Further amplifying this is the fact that it seems that the internet has also influenced how we view modern artists and those who arrived before everything moved online. The Psychological Science journal has found that individualism has risen by 12% in recent times. This societal shift impacts everything within it, including seemingly trivial things like the level of esteem that bands are able to attract.

It used to be the case that collective scenes would drive bands to new heights, with unmistakable trends like Beatlemania impacting society at large. Now, there is a gaping chasm between mainstream media and its digital counterpart so that TikTok can catapult stars like Bad Bunny to the lofty status of one of the most heard artists in human history while simultaneously, many people have literally never heard of him. This means that many huge artists are tethered to a divided domain, and although they might have vast global listenerships, they are unable to achieve a level of localised ubiquity that creates the ‘buzz’ that sells out tours a la Sam Fender’s recent huge homecoming shows at St. James’ Park.

Without mainstream media dictating any wider angle, culture has become far less homogenous so that while Britpop may have ruled the waves and column inches of culture in the 1990s, now there is no dominant trend. As a result, dominant artists are also hard to come by, barring a few notable exceptions like Taylor Swift, who has managed to tap into something similar to Beatlemania.

However, even Swift’s rise has an aura of nostalgia about it. As well as her own re-treading of released material with her run of ‘Taylor’s version’ of re-releases, last year in the US, one in every 25 vinyls sold was a Taylor Swift record. This throwback to the vinyl format also typifies the same sense of alternate-era escapism that is driving the current legacy act reverence.

Of course, it seems pertinent to reiterate once more that there are other obvious reasons behind this love-in with heritage – I, for one, can’t wait to see The Walkmen for the first time this summer; a band I have loved for decades, and now can catch in their relative pomp, as though I drew them out of hiatus through the law of attraction alone – but that doesn’t explain why there are other dates in people’s gig calendars that outstrip the buzz for a contemporary band even if they don’t really love the ‘legacy act’. There are many incidents when album sales and monthly listens on streaming sights are dwarfed by a reuniting band’s capacity to sell out huge gigs.

And it is this that seems to have perhaps hit a turning point as we adapt to the post-pandemic world.
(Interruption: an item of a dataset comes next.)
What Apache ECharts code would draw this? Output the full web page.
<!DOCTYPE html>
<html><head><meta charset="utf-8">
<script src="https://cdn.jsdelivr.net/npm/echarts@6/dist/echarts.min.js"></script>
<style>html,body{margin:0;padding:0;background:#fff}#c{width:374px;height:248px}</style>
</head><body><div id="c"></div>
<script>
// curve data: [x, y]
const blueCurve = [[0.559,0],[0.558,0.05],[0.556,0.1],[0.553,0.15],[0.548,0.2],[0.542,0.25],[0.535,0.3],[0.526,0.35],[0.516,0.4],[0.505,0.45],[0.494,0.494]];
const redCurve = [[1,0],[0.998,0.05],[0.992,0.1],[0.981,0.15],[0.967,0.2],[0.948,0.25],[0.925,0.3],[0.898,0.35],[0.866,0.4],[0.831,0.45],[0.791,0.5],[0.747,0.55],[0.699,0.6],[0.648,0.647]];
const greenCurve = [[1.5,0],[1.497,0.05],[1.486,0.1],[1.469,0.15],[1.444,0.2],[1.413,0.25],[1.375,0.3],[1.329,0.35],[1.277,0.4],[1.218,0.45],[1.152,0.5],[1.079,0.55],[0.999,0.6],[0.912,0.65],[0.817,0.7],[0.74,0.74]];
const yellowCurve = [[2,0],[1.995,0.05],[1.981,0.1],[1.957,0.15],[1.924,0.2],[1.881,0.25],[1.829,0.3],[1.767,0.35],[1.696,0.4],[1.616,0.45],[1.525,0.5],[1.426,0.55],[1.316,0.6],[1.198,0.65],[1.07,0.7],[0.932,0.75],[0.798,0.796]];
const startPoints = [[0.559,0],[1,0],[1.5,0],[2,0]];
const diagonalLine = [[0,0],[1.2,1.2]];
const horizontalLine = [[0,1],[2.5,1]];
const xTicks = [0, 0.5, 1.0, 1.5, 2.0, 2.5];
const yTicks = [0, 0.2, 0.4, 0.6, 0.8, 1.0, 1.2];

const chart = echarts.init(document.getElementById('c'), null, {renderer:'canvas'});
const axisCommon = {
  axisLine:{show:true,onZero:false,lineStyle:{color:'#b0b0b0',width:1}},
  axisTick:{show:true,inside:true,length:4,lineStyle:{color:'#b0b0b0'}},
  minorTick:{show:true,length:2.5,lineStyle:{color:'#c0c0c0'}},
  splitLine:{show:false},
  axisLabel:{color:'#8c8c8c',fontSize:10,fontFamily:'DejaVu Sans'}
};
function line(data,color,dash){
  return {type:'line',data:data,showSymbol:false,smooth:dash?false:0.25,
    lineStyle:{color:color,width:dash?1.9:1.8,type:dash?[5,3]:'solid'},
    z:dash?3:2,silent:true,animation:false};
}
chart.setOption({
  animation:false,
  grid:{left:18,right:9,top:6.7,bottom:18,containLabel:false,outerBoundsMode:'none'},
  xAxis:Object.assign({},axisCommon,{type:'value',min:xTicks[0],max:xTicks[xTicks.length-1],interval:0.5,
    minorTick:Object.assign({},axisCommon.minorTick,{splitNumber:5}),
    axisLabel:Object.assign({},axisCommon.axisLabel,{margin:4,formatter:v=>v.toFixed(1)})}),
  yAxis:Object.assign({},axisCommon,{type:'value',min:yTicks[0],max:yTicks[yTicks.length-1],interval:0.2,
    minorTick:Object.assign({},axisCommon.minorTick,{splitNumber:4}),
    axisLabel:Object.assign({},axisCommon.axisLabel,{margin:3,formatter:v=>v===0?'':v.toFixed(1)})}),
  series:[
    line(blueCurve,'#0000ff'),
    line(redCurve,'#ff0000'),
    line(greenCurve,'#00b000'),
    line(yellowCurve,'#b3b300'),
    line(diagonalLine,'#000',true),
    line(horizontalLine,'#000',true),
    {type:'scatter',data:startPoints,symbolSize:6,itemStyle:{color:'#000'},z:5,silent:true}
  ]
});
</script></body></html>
Def Leppard and Mötley Crüe put on a tour in 2022 that grossed $173.5million. However, their recent attempt to replicate this resulted in a Wembley Stadium show that looked to be less than half full based on photos.

Weezer were also recently forced to cancel shows citing low ticket sales, so perhaps it would seem that we are willing to cash out in a cost of living crisis only if the show is imbued with a sense of one-off immediacy and nostalgia loses its grip if we delve into it in a sustained fashion like that VHS player you bought and had fun with for a weekend before realising, ‘You know what, streaming is actually pretty good when you think about it’.

This final point has a distinct crossover with the faddish nature of flippant modern society too. With enough financial cache to take lengthy spells off, legacy acts have the luxury of being able to hang up their boots and then come back with a bang for a short, beloved stint. However, if they had to go through the same gruelling tour and promotion schedules of up-and-coming artists, the novelty of their return might eventually result in the erosion that many artists face with increased exposure. Therefore, maybe a little bit of mild cynicism about these comeback shows does, indeed, help to level the playing field a touch, even if it is also only human to bask in the beauty of nostalgia’s balm for a few glorious youth reclaiming hours in a field or see an epic act for the first time.